I confess I drove to New Orleans to escape the northeastern winter.  But I was also eager to explore new territory.  For decades, I'd photographed the arid landscape of the American West.  But here was something else, a city that is surrounded by water, that is 54% below sea level, that is sinking, that will always be at risk of flooding. New Orleans is a city that must be fortified. Since the French settled there in the early 1700s, levees have been built to defend against the surrounding lakes and wetlands, and against the Mississippi which flows right through the city.  From most points in New Orleans, you see more wall than water. 

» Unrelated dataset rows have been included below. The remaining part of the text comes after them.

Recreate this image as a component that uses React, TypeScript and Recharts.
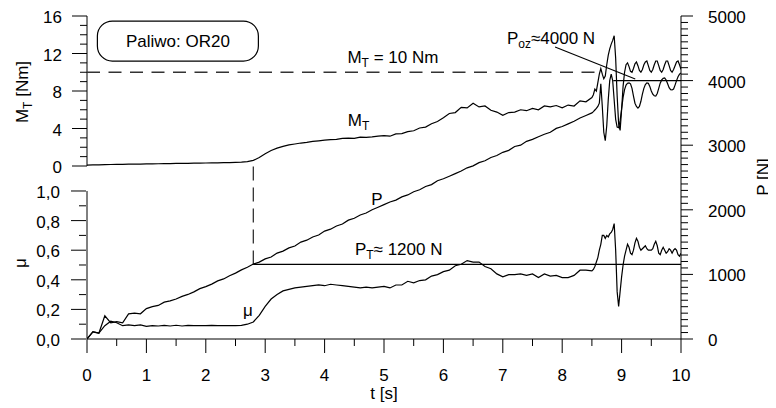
import React from 'react';
import { ComposedChart, Line, XAxis, YAxis, ReferenceLine, ReferenceDot } from 'recharts';

const FONT = '"Liberation Sans", Arial, sans-serif';

// sample times [s]: 0.1 s steps up to 8.4, then 0.025 s through the seizure
const T_COARSE = [
  0, 0.1, 0.2, 0.3, 0.4, 0.5, 0.6, 0.7, 0.8, 0.9,
  1, 1.1, 1.2, 1.3, 1.4, 1.5, 1.6, 1.7, 1.8, 1.9,
  2, 2.1, 2.2, 2.3, 2.4, 2.5, 2.6, 2.7, 2.8, 2.9,
  3, 3.1, 3.2, 3.3, 3.4, 3.5, 3.6, 3.7, 3.8, 3.9,
  4, 4.1, 4.2, 4.3, 4.4, 4.5, 4.6, 4.7, 4.8, 4.9,
  5, 5.1, 5.2, 5.3, 5.4, 5.5, 5.6, 5.7, 5.8, 5.9,
  6, 6.1, 6.2, 6.3, 6.4, 6.5, 6.6, 6.7, 6.8, 6.9,
  7, 7.1, 7.2, 7.3, 7.4, 7.5, 7.6, 7.7, 7.8, 7.9,
  8, 8.1, 8.2, 8.3, 8.4,
];
const T_FINE = [
  8.5, 8.525, 8.55, 8.575, 8.6, 8.625, 8.65, 8.675, 8.7, 8.725,
  8.75, 8.775, 8.8, 8.825, 8.85, 8.875, 8.9, 8.925, 8.95, 8.975,
  9, 9.025, 9.05, 9.075, 9.1, 9.125, 9.15, 9.175, 9.2, 9.225,
  9.25, 9.275, 9.3, 9.325, 9.35, 9.375, 9.4, 9.425, 9.45, 9.475,
  9.5, 9.525, 9.55, 9.575, 9.6, 9.625, 9.65, 9.675, 9.7, 9.725,
  9.75, 9.775, 9.8, 9.825, 9.85, 9.875, 9.9, 9.925, 9.95, 9.975,
  10,
];

// friction torque M_T [Nm]
const MT_COARSE = [
  0.10, 0.12, 0.13, 0.15, 0.16, 0.17, 0.18, 0.19, 0.20, 0.21,
  0.22, 0.23, 0.24, 0.25, 0.26, 0.27, 0.28, 0.29, 0.30, 0.31,
  0.32, 0.33, 0.34, 0.35, 0.37, 0.39, 0.42, 0.47, 0.60, 0.90,
  1.30, 1.65, 1.90, 2.10, 2.25, 2.35, 2.45, 2.52, 2.62, 2.68,
  2.75, 2.82, 2.84, 2.95, 2.98, 2.94, 3.08, 3.06, 3.10, 3.18,
  3.24, 3.18, 3.42, 3.46, 3.66, 3.76, 4.05, 4.15, 4.50, 4.75,
  5.15, 5.60, 5.70, 6.25, 6.20, 6.70, 6.30, 6.40, 5.95, 5.75,
  5.40, 5.70, 5.75, 6.00, 5.90, 6.15, 6.00, 6.40, 6.30, 6.45,
  6.20, 6.50, 6.40, 6.95, 6.85,
];
const MT_FINE = [
  7.30, 7.60, 8.20, 8.00, 8.90, 9.80, 10.40, 9.80, 9.30, 9.60,
  10.80, 11.80, 12.50, 13.00, 13.40, 13.90, 11.50, 7.50, 4.50, 3.80,
  6.00, 8.50, 10.00, 10.80, 11.00, 10.60, 10.10, 10.00, 10.40, 10.90,
  11.10, 10.70, 10.20, 10.00, 10.30, 10.80, 11.10, 11.20, 10.70, 10.20,
  10.00, 10.30, 10.80, 11.20, 11.20, 10.70, 10.20, 10.00, 10.30, 10.80,
  11.20, 11.20, 10.70, 10.20, 10.00, 10.30, 10.70, 11.10, 11.20, 10.80,
  10.30,
];

// load P [N]
const P_COARSE = [
  0, 110, 90, 360, 250, 270, 250, 390, 400, 390,
  470, 500, 520, 570, 590, 620, 660, 690, 730, 780,
  810, 850, 900, 930, 980, 1020, 1070, 1110, 1160, 1190,
  1240, 1270, 1330, 1360, 1410, 1440, 1500, 1530, 1580, 1610,
  1670, 1700, 1750, 1780, 1840, 1870, 1920, 1950, 2000, 2040,
  2080, 2120, 2150, 2200, 2230, 2280, 2310, 2360, 2390, 2450,
  2480, 2520, 2560, 2600, 2650, 2680, 2730, 2760, 2810, 2840,
  2890, 2920, 2980, 3000, 3060, 3090, 3130, 3170, 3200, 3260,
  3290, 3330, 3370, 3420, 3460,
];
const P_FINE = [
  3500, 3520, 3545, 3570, 3600, 3650, 3950, 3600, 3200, 3070,
  3300, 3700, 4000, 4100, 4000, 3700, 3400, 3280, 3270, 3380,
  3560, 3740, 3860, 3930, 3960, 3965, 3950, 3880, 3760, 3650,
  3600, 3575, 3600, 3680, 3790, 3880, 3940, 3965, 3960, 3910,
  3840, 3790, 3765, 3760, 3800, 3880, 3960, 4010, 4035, 4040,
  4010, 3950, 3890, 3860, 3855, 3870, 3930, 4000, 4060, 4100,
  4118,
];

// friction coefficient mu
const MU_COARSE = [
  0.00, 0.05, 0.04, 0.09, 0.12, 0.11, 0.09, 0.095, 0.09, 0.095,
  0.085, 0.09, 0.088, 0.092, 0.088, 0.093, 0.088, 0.092, 0.09, 0.09,
  0.09, 0.092, 0.09, 0.09, 0.091, 0.09, 0.092, 0.10, 0.115, 0.16,
  0.22, 0.27, 0.30, 0.325, 0.335, 0.345, 0.35, 0.355, 0.36, 0.365,
  0.36, 0.37, 0.365, 0.36, 0.355, 0.35, 0.345, 0.35, 0.345, 0.35,
  0.355, 0.345, 0.365, 0.365, 0.39, 0.38, 0.395, 0.40, 0.425, 0.435,
  0.455, 0.465, 0.495, 0.505, 0.53, 0.52, 0.52, 0.49, 0.475, 0.44,
  0.42, 0.435, 0.435, 0.44, 0.43, 0.44, 0.415, 0.44, 0.425, 0.43,
  0.415, 0.415, 0.43, 0.465, 0.465,
];
const MU_FINE = [
  0.46, 0.47, 0.49, 0.52, 0.55, 0.60, 0.64, 0.70, 0.70, 0.68,
  0.70, 0.69, 0.71, 0.72, 0.74, 0.78, 0.60, 0.32, 0.22, 0.32,
  0.42, 0.50, 0.56, 0.60, 0.64, 0.62, 0.58, 0.57, 0.60, 0.65,
  0.68, 0.66, 0.62, 0.60, 0.61, 0.62, 0.63, 0.61, 0.60, 0.60,
  0.60, 0.61, 0.64, 0.66, 0.63, 0.58, 0.57, 0.60, 0.62, 0.60,
  0.58, 0.59, 0.61, 0.60, 0.58, 0.60, 0.61, 0.60, 0.57, 0.56,
  0.58,
];

const X_TICKS = [0, 0.5, 1, 1.5, 2, 2.5, 3, 3.5, 4, 4.5, 5, 5.5, 6, 6.5, 7, 7.5, 8, 8.5, 9, 9.5, 10];
const MT_TICKS = [0, 1, 2, 3, 4, 5, 6, 7, 8, 9, 10, 11, 12, 13, 14, 15, 16];
const MU_TICKS = [0, 0.1, 0.2, 0.3, 0.4, 0.5, 0.6, 0.7, 0.8, 0.9, 1.0];
const P_TICKS = [
  0, 100, 200, 300, 400, 500, 600, 700, 800, 900,
  1000, 1100, 1200, 1300, 1400, 1500, 1600, 1700, 1800, 1900,
  2000, 2100, 2200, 2300, 2400, 2500, 2600, 2700, 2800, 2900,
  3000, 3100, 3200, 3300, 3400, 3500, 3600, 3700, 3800, 3900,
  4000, 4100, 4200, 4300, 4400, 4500, 4600, 4700, 4800, 4900,
  5000,
];

const T = [...T_COARSE, ...T_FINE];
const MT = [...MT_COARSE, ...MT_FINE];
const P = [...P_COARSE, ...P_FINE];
const MU = [...MU_COARSE, ...MU_FINE];
const rows = T.map((t, i) => ({ t, mt: MT[i], p: P[i], mu: MU[i] }));

const txt = { fontSize: 17, fontFamily: FONT, fill: '#000' };

const XTick = ({ x, y, payload }: any) => {
  const major = Number.isInteger(payload.value);
  return (
    <g>
      <line x1={x} x2={x} y1={y} y2={y + (major ? 14 : 7)} stroke="#000" />
      {major && <text x={x} y={y + 42} textAnchor="middle" {...txt}>{payload.value}</text>}
    </g>
  );
};

const MtTick = ({ x, y, payload }: any) => {
  const major = payload.value % 4 === 0;
  return (
    <g>
      <line x1={x - (major ? 15 : 7)} x2={x} y1={y} y2={y} stroke="#000" />
      {major && <text x={x - 25} y={y + 7} textAnchor="end" {...txt}>{payload.value}</text>}
    </g>
  );
};

const MuTick = ({ x, y, payload }: any) => {
  const major = Math.round(payload.value * 10) % 2 === 0;
  return (
    <g>
      <line x1={x - (major ? 15 : 7)} x2={x} y1={y} y2={y} stroke="#000" />
      {major && (
        <text x={x - 26} y={y + 7} textAnchor="end" {...txt}>
          {payload.value.toFixed(1).replace('.', ',')}
        </text>
      )}
    </g>
  );
};

const PTick = ({ x, y, payload }: any) => {
  const major = payload.value % 1000 === 0;
  return (
    <g>
      <line x1={x} x2={x + (major ? 12 : 7)} y1={y} y2={y} stroke="#000" />
      {major && <text x={x + 27} y={y + 7} textAnchor="start" {...txt}>{payload.value}</text>}
    </g>
  );
};

const sub = (s: string) => (
  <tspan dy={4} fontSize={12}>{s}</tspan>
);

export default function App() {
  return (
    <div style={{ position: 'relative', width: 768, height: 398 }}>
      <ComposedChart width={760} height={398} data={rows} margin={{ top: 8, right: 86, bottom: 66, left: 77 }}>
        <XAxis
          dataKey="t"
          type="number"
          domain={[0, 10]}
          allowDataOverflow
          ticks={X_TICKS}
          interval={0}
          height={1}
          tickSize={0}
          tickMargin={0}
          tickLine={false}
          tick={<XTick />}
          axisLine={{ stroke: '#000' }}
        />
        <YAxis
          yAxisId="mt"
          type="number"
          domain={[-18.4533, 16]}
          allowDataOverflow
          ticks={MT_TICKS}
          interval={0}
          width={1}
          tickSize={0}
          tickMargin={0}
          tickLine={false}
          axisLine={false}
          tick={<MtTick />}
        />
        <YAxis
          yAxisId="mu"
          type="number"
          domain={[0, 2.1824]}
          allowDataOverflow
          ticks={MU_TICKS}
          interval={0}
          width={1}
          tickSize={0}
          tickMargin={0}
          tickLine={false}
          axisLine={false}
          tick={<MuTick />}
        />
        <YAxis
          yAxisId="p"
          orientation="right"
          type="number"
          domain={[0, 5000]}
          allowDataOverflow
          ticks={P_TICKS}
          interval={0}
          width={1}
          tickSize={0}
          tickMargin={0}
          tickLine={false}
          axisLine={{ stroke: '#000' }}
          tick={<PTick />}
        />

        {/* left axis spines, split into M_T part and mu part */}
        <ReferenceLine yAxisId="mt" segment={[{ x: 0, y: 0 }, { x: 0, y: 16 }]} stroke="#000" />
        <ReferenceLine yAxisId="mu" segment={[{ x: 0, y: 0 }, { x: 0, y: 1 }]} stroke="#000" />

        {/* guide lines */}
        <ReferenceLine yAxisId="mt" segment={[{ x: 0, y: 10 }, { x: 8.66, y: 10 }]} stroke="#333" strokeWidth={1.3} strokeDasharray="13 8.5" />
        <ReferenceLine yAxisId="p" segment={[{ x: 2.8, y: 1155 }, { x: 2.8, y: 2770 }]} stroke="#333" strokeWidth={1.3} strokeDasharray="14 7" />
        <ReferenceLine yAxisId="p" segment={[{ x: 2.8, y: 1155 }, { x: 10, y: 1155 }]} stroke="#000" strokeWidth={1.2} />
        <ReferenceLine yAxisId="p" segment={[{ x: 8.86, y: 4000 }, { x: 10, y: 4000 }]} stroke="#000" strokeWidth={1.2} />
        <ReferenceLine yAxisId="p" segment={[{ x: 7.88, y: 4521 }, { x: 9.23, y: 4025 }]} stroke="#000" strokeWidth={1.1} />

        <Line yAxisId="mt" dataKey="mt" type="linear" stroke="#000" strokeWidth={1.2} dot={false} isAnimationActive={false} />
        <Line yAxisId="p" dataKey="p" type="linear" stroke="#000" strokeWidth={1.2} dot={false} isAnimationActive={false} />
        <Line yAxisId="mu" dataKey="mu" type="linear" stroke="#000" strokeWidth={1.2} dot={false} isAnimationActive={false} />

        {/* annotations */}
        <ReferenceDot
          yAxisId="mt" x={1.53} y={13.33} r={0}
          shape={(p: any) => (
            <g>
              <rect x={p.cx - 80.5} y={p.cy - 20} width={161} height={40} rx={15} fill="#fff" stroke="#000" strokeWidth={1.2} />
              <text x={p.cx} y={p.cy + 6} textAnchor="middle" {...txt}>Paliwo: OR20</text>
            </g>
          )}
        />
        <ReferenceDot
          yAxisId="mt" x={5.15} y={10.99} r={0}
          shape={(p: any) => (
            <text x={p.cx} y={p.cy} textAnchor="middle" {...txt}>
              M{sub('T')}<tspan dy={-4}> = 10 Nm</tspan>
            </text>
          )}
        />
        <ReferenceDot
          yAxisId="mt" x={4.39} y={4.27} r={0}
          shape={(p: any) => (
            <text x={p.cx} y={p.cy} textAnchor="start" {...txt}>M{sub('T')}</text>
          )}
        />
        <ReferenceDot
          yAxisId="p" x={4.88} y={2074} r={0}
          shape={(p: any) => (
            <text x={p.cx} y={p.cy} textAnchor="middle" {...txt}>P</text>
          )}
        />
        <ReferenceDot
          yAxisId="p" x={4.51} y={1300} r={0}
          shape={(p: any) => (
            <text x={p.cx} y={p.cy} textAnchor="start" {...txt}>
              P{sub('T')}<tspan dy={-4}>{'\u2248 1200 N'}</tspan>
            </text>
          )}
        />
        <ReferenceDot
          yAxisId="mu" x={2.71} y={0.155} r={0}
          shape={(p: any) => (
            <text x={p.cx} y={p.cy} textAnchor="middle" {...txt}>{'\u03bc'}</text>
          )}
        />
        <ReferenceDot
          yAxisId="p" x={7.07} y={4567} r={0}
          shape={(p: any) => (
            <text x={p.cx} y={p.cy} textAnchor="start" {...txt}>
              P{sub('oz')}<tspan dy={-4}>{'\u22484000 N'}</tspan>
            </text>
          )}
        />
      </ComposedChart>

      {/* axis titles */}
      <svg width={768} height={398} style={{ position: 'absolute', left: 0, top: 0, pointerEvents: 'none' }}>
        <text transform="translate(20,84) rotate(-90)" textAnchor="middle" {...txt}>
          M{sub('T')}<tspan dy={-4}> [Nm]</tspan>
        </text>
        <text transform="translate(18,255) rotate(-90)" textAnchor="middle" {...txt}>{'\u03bc'}</text>
        <text transform="translate(761,169) rotate(-90)" textAnchor="middle" {...txt}>P [N]</text>
        <text x={376} y={391} textAnchor="middle" {...txt}>t [s]</text>
      </svg>
    </div>
  );
}
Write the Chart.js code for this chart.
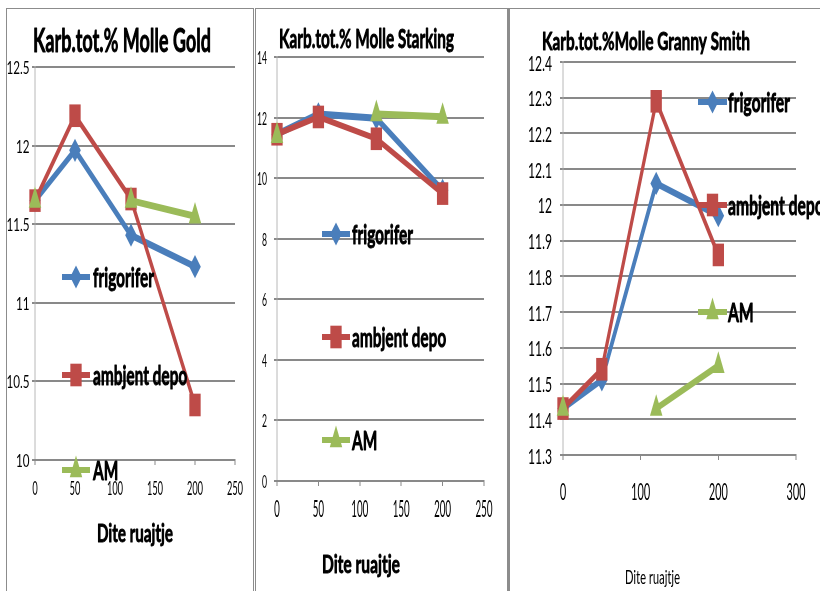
<!DOCTYPE html>
<html>
<head>
<meta charset="utf-8">
<title>Karb.tot.% Molle</title>
<script src="https://cdn.jsdelivr.net/npm/chart.js@4.4.1/dist/chart.umd.min.js"></script>
<style>
  html, body { margin: 0; padding: 0; background: #fff; }
  body { width: 820px; height: 591px; position: relative; overflow: hidden; }
  .frame { position: absolute; box-sizing: border-box; border: 1px solid #8c8c8c; }
  canvas.panel { position: absolute; }
  /* each chart is drawn at half height and shown twice as tall */
  #c1 { left: 7px;   top: 9px; width: 246px !important; height: 582px !important; }
  #c2 { left: 256px; top: 9px; width: 251px !important; height: 582px !important; }
  #c3 { left: 510px; top: 9px; width: 310px !important; height: 582px !important; }
</style>
</head>
<body>
<div class="frame" style="left:6px;top:8px;width:248px;height:600px"></div>
<div class="frame" style="left:255px;top:8px;width:253px;height:600px"></div>
<div class="frame" style="left:508px;top:8px;width:320px;height:600px;border-left-width:2px"></div>
<canvas id="c1" class="panel" width="246" height="291"></canvas>
<canvas id="c2" class="panel" width="251" height="291"></canvas>
<canvas id="c3" class="panel" width="310" height="291"></canvas>
<script>
// ---------- data ----------
const days = [0, 50, 120, 200];
const seriesNames = ['frigorifer', 'ambjent depo', 'AM'];
const titles = ['Karb.tot.% Molle Gold', 'Karb.tot.% Molle Starking', 'Karb.tot.%Molle Granny Smith'];
const xAxisTitle = 'Dite ruajtje';

const goldFrigorifer = [11.65, 11.97, 11.43, 11.23];
const goldAmbjent    = [11.65, 12.19, 11.66, 10.35];
const goldAM         = [11.65, null, 11.65, 11.55];

const starkingFrigorifer = [11.45, 12.12, 11.98, 9.6];
const starkingAmbjent    = [11.45, 12.02, 11.3, 9.49];
const starkingAM         = [11.4, null, 12.12, 12.03];

const grannyFrigorifer = [11.43, 11.51, 12.06, 11.97];
const grannyAmbjent    = [11.43, 11.54, 12.29, 11.86];
const grannyAM         = [11.43, null, 11.43, 11.55];

const goldYTicks     = [10, 10.5, 11, 11.5, 12, 12.5];
const goldXTicks     = [0, 50, 100, 150, 200, 250];
const starkingYTicks = [0, 2, 4, 6, 8, 10, 12, 14];
const starkingXTicks = [0, 50, 100, 150, 200, 250];
const grannyYTicks   = [11.3, 11.4, 11.5, 11.6, 11.7, 11.8, 11.9, 12, 12.1, 12.2, 12.3, 12.4];
const grannyXTicks   = [0, 100, 200, 300];

// ---------- styling ----------
const SY = 2;                      // vertical stretch of every panel
const COLORS = ['#4A7EBB', '#BE4B48', '#9BBB59'];
const SHAPES = ['rectRot', 'rect', 'triangle'];
const RADII  = [5.8, 8, 7.2];
const WIDTHS = [3.5, 3.1, 3.5];
const GRID = '#898989';

// page positions of each panel's pieces
const layouts = [
  { id: 'c1', canvas: {x: 7, y: 9, w: 246, h: 582}, area: {l: 35, r: 235, t: 67, b: 460},
    yRange: [10, 12.5], xRange: [0, 250], yTicks: goldYTicks, xTicks: goldXTicks,
    series: [goldFrigorifer, goldAmbjent, goldAM], title: titles[0],
    titleBox: {x: 33, base: 52, cap: 24, w: 178, weight: 'bold'},
    xTitleBox: {x: 97, base: 541.5, cap: 18, w: 76, weight: 'bold'},
    yLab: {right: 29.5, cap: 12, ref: '12.5', refW: 23},
    xLab: {mid: 488, cap: 14, ref: '250', refW: 16},
    legend: {x0: 62, x1: 90, rows: [277, 375, 470], tx: 93, cap: 18.5, refW: 61} },
  { id: 'c2', canvas: {x: 256, y: 9, w: 251, h: 582}, area: {l: 277, r: 484, t: 57, b: 481},
    yRange: [0, 14], xRange: [0, 250], yTicks: starkingYTicks, xTicks: starkingXTicks,
    series: [starkingFrigorifer, starkingAmbjent, starkingAM], title: titles[1],
    titleBox: {x: 279, base: 47.5, cap: 19.5, w: 175, weight: 'bold'},
    xTitleBox: {x: 322, base: 573, cap: 18, w: 78, weight: 'bold'},
    yLab: {right: 267, cap: 12, ref: '14', refW: 10},
    xLab: {mid: 508, cap: 17, ref: '250', refW: 17},
    legend: {x0: 322, x1: 350, rows: [234, 337, 440], tx: 352, cap: 18.5, refW: 61} },
  { id: 'c3', canvas: {x: 510, y: 9, w: 310, h: 582}, area: {l: 563, r: 796, t: 62, b: 455},
    yRange: [11.3, 12.4], xRange: [0, 300], yTicks: grannyYTicks, xTicks: grannyXTicks,
    series: [grannyFrigorifer, grannyAmbjent, grannyAM], title: titles[2],
    titleBox: {x: 542, base: 50, cap: 18, w: 208, weight: 'bold'},
    xTitleBox: {x: 625, base: 583.5, cap: 13.5, w: 55, weight: 'normal'},
    yLab: {right: 552, cap: 15, ref: '12.4', refW: 24},
    xLab: {mid: 491, cap: 17, ref: '100', refW: 19},
    legend: {x0: 698, x1: 727, rows: [102, 205, 312], tx: 728, cap: 18.5, refW: 62} }
];

// ---------- text helpers (page coordinates) ----------
function fontFor(cap, weight) {
  return weight + ' ' + (cap / SY / 0.72).toFixed(2) + 'px Lato, "Liberation Sans", sans-serif';
}
function textScale(ctx, s, cap, weight, width) {
  ctx.save();
  ctx.font = fontFor(cap, weight);
  const m = ctx.measureText(s).width;
  ctx.restore();
  return width / m;
}
function drawText(ctx, L, s, x, base, cap, weight, sx, align) {
  ctx.save();
  ctx.font = fontFor(cap, weight);
  ctx.textAlign = 'left';
  ctx.textBaseline = 'alphabetic';
  const w = ctx.measureText(s).width * sx;
  let lx = x - L.canvas.x;
  if (align === 'right') lx -= w;
  else if (align === 'center') lx -= w / 2;
  ctx.translate(lx, (base - L.canvas.y) / SY);
  ctx.scale(sx, 1);
  ctx.fillStyle = '#000';
  ctx.fillText(s, 0, 0);
  if (weight === 'bold') {
    // heavier strokes for the bold headings
    ctx.strokeStyle = '#000';
    ctx.lineWidth = 0.45;
    ctx.lineJoin = 'round';
    ctx.strokeText(s, 0, 0);
  }
  ctx.restore();
}
function drawMarker(ctx, i, x, y) {
  const r = RADII[i];
  ctx.beginPath();
  if (SHAPES[i] === 'rectRot') {
    ctx.moveTo(x, y - r); ctx.lineTo(x + r, y); ctx.lineTo(x, y + r); ctx.lineTo(x - r, y);
  } else if (SHAPES[i] === 'rect') {
    const s = r * Math.SQRT1_2;
    ctx.rect(x - s, y - s, 2 * s, 2 * s);
  } else {
    ctx.moveTo(x, y - r); ctx.lineTo(x + r * 0.866, y + r / 2); ctx.lineTo(x - r * 0.866, y + r / 2);
  }
  ctx.closePath();
  ctx.fillStyle = COLORS[i];
  ctx.fill();
}

// titles, tick labels and legend of one panel
function panelText(L) {
  return {
    id: 'panelText',
    afterDraw(chart) {
      const ctx = chart.ctx;
      const xs = chart.scales.x, ys = chart.scales.y;
      const T = L.titleBox, X = L.xTitleBox;
      drawText(ctx, L, L.title, T.x, T.base, T.cap, T.weight,
               textScale(ctx, L.title, T.cap, T.weight, T.w), 'left');
      drawText(ctx, L, xAxisTitle, X.x, X.base, X.cap, X.weight,
               textScale(ctx, xAxisTitle, X.cap, X.weight, X.w), 'left');

      const sy = textScale(ctx, L.yLab.ref, L.yLab.cap, 'normal', L.yLab.refW);
      L.yTicks.forEach(v => {
        const py = ys.getPixelForValue(v) * SY + L.canvas.y;
        drawText(ctx, L, String(v), L.yLab.right, py + L.yLab.cap / 2 + 1, L.yLab.cap, 'normal', sy, 'right');
      });
      const sx = textScale(ctx, L.xLab.ref, L.xLab.cap, 'normal', L.xLab.refW);
      L.xTicks.forEach(v => {
        const px = xs.getPixelForValue(v) + L.canvas.x;
        drawText(ctx, L, String(v), px, L.xLab.mid + L.xLab.cap / 2, L.xLab.cap, 'normal', sx, 'center');
      });

      const G = L.legend;
      const sl = textScale(ctx, seriesNames[0], G.cap, 'bold', G.refW);
      seriesNames.forEach((name, i) => {
        const y = (G.rows[i] - L.canvas.y) / SY;
        const x0 = G.x0 - L.canvas.x, x1 = G.x1 - L.canvas.x;
        ctx.save();
        ctx.strokeStyle = COLORS[i];
        ctx.lineWidth = 3;
        ctx.beginPath(); ctx.moveTo(x0, y); ctx.lineTo(x1, y); ctx.stroke();
        drawMarker(ctx, i, (x0 + x1) / 2, y);
        ctx.restore();
        drawText(ctx, L, name, G.tx, G.rows[i] + 9.5, G.cap, 'bold', sl, 'left');
      });
    }
  };
}

layouts.forEach(L => {
  const W = L.canvas.w, H = L.canvas.h / SY;
  const YW = 3, XH = 2.5;
  const padding = {
    left: L.area.l - L.canvas.x - YW,
    right: L.canvas.x + W - L.area.r,
    top: (L.area.t - L.canvas.y) / SY,
    bottom: H - (L.area.b - L.canvas.y) / SY - XH
  };
  const datasets = L.series.map((vals, i) => ({
    label: seriesNames[i],
    data: days.map((d, k) => ({x: d, y: vals[k]})),
    borderColor: COLORS[i],
    backgroundColor: COLORS[i],
    borderWidth: WIDTHS[i],
    pointStyle: SHAPES[i],
    pointRadius: RADII[i],
    pointBorderWidth: 0,
    pointBackgroundColor: COLORS[i],
    tension: 0,
    spanGaps: false,
    clip: false,
    order: 2 - i
  }));
  new Chart(document.getElementById(L.id), {
    type: 'line',
    data: {datasets},
    options: {
      responsive: false,
      animation: false,
      devicePixelRatio: SY,
      layout: {padding},
      events: [],
      plugins: {legend: {display: false}, title: {display: false}, tooltip: {enabled: false}},
      scales: {
        x: {
          type: 'linear', min: L.xRange[0], max: L.xRange[1],
          afterBuildTicks: s => { s.ticks = L.xTicks.map(v => ({value: v})); },
          afterFit: s => { s.height = XH; },
          ticks: {display: false},
          grid: {drawOnChartArea: false, drawTicks: true, tickLength: XH, color: GRID, lineWidth: 1},
          border: {display: true, color: GRID, width: 1}
        },
        y: {
          type: 'linear', min: L.yRange[0], max: L.yRange[1],
          afterBuildTicks: s => { s.ticks = L.yTicks.map(v => ({value: v})); },
          afterFit: s => { s.width = YW; },
          ticks: {display: false},
          grid: {drawTicks: true, tickLength: YW, color: GRID, lineWidth: 1},
          border: {display: true, color: GRID, width: 0.6}
        }
      }
    },
    plugins: [panelText(L)]
  });
});
</script>
</body>
</html>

 But when I wander up onto the levee walls, I discover that they do more than play a defensive role. They offer fresh air, a broad view of the river, and a chance to mingle.  In terms of tonnage shipped, New Orleans is the largest port in the country.  I take in oil refineries, cranes and immense container ships silently plying the waters. And I marvel at the human promenade before me.  New Orleans is mad for display. People stroll and strut on the levees, inviting a response. I feel like a casting director with too many choices. I give a nod and a stranger in bold color says yes. We all know the city is famous for its extravagant parades. But, for me, the serendipitous encounter on the levee is more thrilling than working the Mardi Gras parade.  

I fear for the city's safety, while I celebrate its freewheeling spirit.